An essential guide on the seven key types of fluid flow in fluid dynamics, explaining how each affects fluid behavior in engineering and physics.
Introduction to Fluid Flow in Fluid Dynamics
Fluid dynamics is an essential field within physics and engineering that describes the behavior of liquids and gases in motion. Understanding how fluids flow is critical for applications ranging from designing hydraulic systems and improving the aerodynamics of vehicles to predicting weather patterns and studying blood circulation. This article outlines seven key types of fluid flow often analysed in fluid dynamics.
1. Laminar Flow
Laminar flow, often referred to as streamline flow, occurs when a fluid flows in parallel layers, with no disruption between the layers. This type of flow is characterized by smooth, constant fluid motion and typically happens at lower velocities and with higher viscosity fluids. The Reynolds number for laminar flow is typically less than 2000, providing a measure of whether flow conditions lead to laminar or turbulent flow.
2. Turbulent Flow
Unlike laminar flow, turbulent flow features chaotic changes in pressure and flow velocity. It is characterized by swirls or eddies. Turbulent flow generally occurs at higher velocities or lower viscosities and in larger pipes, with a Reynolds number greater than 4000. Predicting and managing turbulence is crucial in engineering systems such as aircraft design and pipeline transport.
3. Steady and Unsteady Flow
In steady flow, the velocity of the fluid at a given point does not change over time. Contrastingly, unsteady flow describes a situation in which the fluid’s velocity at a particular point varies with time. Most real-world situations involve unsteady flow, which requires time-dependent equations for analysis.
4. Compressible and Incompressible Flow
Fluid flow can also be classified based on the compressibility of the fluid. Incompressible flow assumes that the density of the fluid remains constant throughout its flow. This assumption simplifies analysis and is applicable in many situations dealing with liquids. Compressible flow, on the other hand, factors in variations in fluid density, which is particularly pertinent when dealing with gases at high speeds or under significant changes in pressure.

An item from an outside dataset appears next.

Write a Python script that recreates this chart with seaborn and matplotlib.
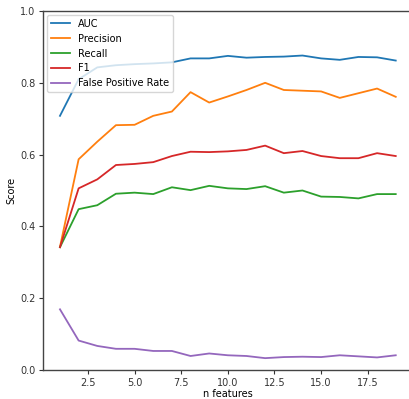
import pandas as pd
import seaborn as sns
import matplotlib
matplotlib.use("Agg")
import matplotlib.pyplot as plt

n_features = list(range(1, 20))
auc = [0.708, 0.81, 0.843, 0.849, 0.852, 0.854, 0.857, 0.868, 0.868, 0.875,
       0.870, 0.872, 0.873, 0.876, 0.868, 0.864, 0.872, 0.871, 0.862]
precision = [0.343, 0.587, 0.636, 0.682, 0.683, 0.708, 0.720, 0.774, 0.745, 0.762,
             0.780, 0.800, 0.780, 0.778, 0.776, 0.758, 0.771, 0.784, 0.761]
recall = [0.342, 0.448, 0.459, 0.491, 0.494, 0.490, 0.509, 0.501, 0.513, 0.506,
          0.504, 0.512, 0.494, 0.500, 0.483, 0.482, 0.478, 0.490, 0.490]
f1 = [0.342, 0.506, 0.531, 0.571, 0.574, 0.579, 0.596, 0.608, 0.607, 0.609,
      0.613, 0.625, 0.604, 0.610, 0.596, 0.590, 0.590, 0.604, 0.596]
fpr = [0.169, 0.082, 0.067, 0.059, 0.059, 0.053, 0.053, 0.039, 0.046, 0.041,
       0.039, 0.033, 0.036, 0.037, 0.036, 0.041, 0.038, 0.035, 0.041]
metric_names = ["AUC", "Precision", "Recall", "F1", "False Positive Rate"]

df = pd.DataFrame({"n features": n_features, "AUC": auc, "Precision": precision,
                   "Recall": recall, "F1": f1, "False Positive Rate": fpr})
long_df = df.melt(id_vars="n features", var_name="metric", value_name="Score")

plt.rcParams["font.size"] = 7
fig = plt.figure(figsize=(4.09, 3.99), dpi=100)
ax = fig.add_axes([0.1056, 0.0727, 0.903, 0.8997])
sns.lineplot(data=long_df, x="n features", y="Score", hue="metric",
             hue_order=metric_names, palette="tab10", linewidth=1.3, ax=ax)
ax.set_ylim(0, 1.0)
ax.set_xticks([2.5, 5.0, 7.5, 10.0, 12.5, 15.0, 17.5])
ax.set_xlabel("n features", labelpad=1)
ax.set_ylabel("Score", labelpad=3)
for s in ax.spines.values():
    s.set_color("#444444")
    s.set_linewidth(1.0)
ax.tick_params(colors="#333333", labelsize=7, length=3, pad=2.5)
ax.legend(loc="upper left", title=None, fontsize=7, borderaxespad=0.4)
fig.savefig("out.png", dpi=100)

5. Uniform and Non-uniform Flow
Uniform flow occurs when the velocity of the fluid remains constant along the direction of the flow. In non-uniform flow, the velocity of the fluid changes along the flow direction. For instance, the flow velocity is usually different at different points across a river’s cross-section due to varying riverbed elevations and obstacles.
6. Viscous and Inviscid Flow
The impact of a fluid’s viscosity on its flow behavior distinguishes viscous from inviscid flow. Viscous flow accounts for the internal friction within the fluid due to its viscosity, affecting velocity profiles especially near solid boundaries. Inviscid flow, often used as an idealization, neglects viscosity for simplifying calculations. This can be practical for computations involving high-speed flows where viscosity effects are negligible in the bulk of the fluid.
7. Rotational and Irrotational Flow
In rotational flow, the fluid elements move along curved paths, with angular velocity component present. This is common in whirlpools and tornadoes. Conversely, irrotational flow pertains to situations where the fluid particles move in such a way that their rotation about their center of mass is zero. This concept is often used in potential flow theory where the viscous effects are neglected.
In summary, these seven types of fluid flow each present unique characteristics that influence the behavior of fluids under various conditions. Engineers and physicists use this knowledge to design systems and predict fluid behavior more accurately, enhancing efficiency and performance across many applications.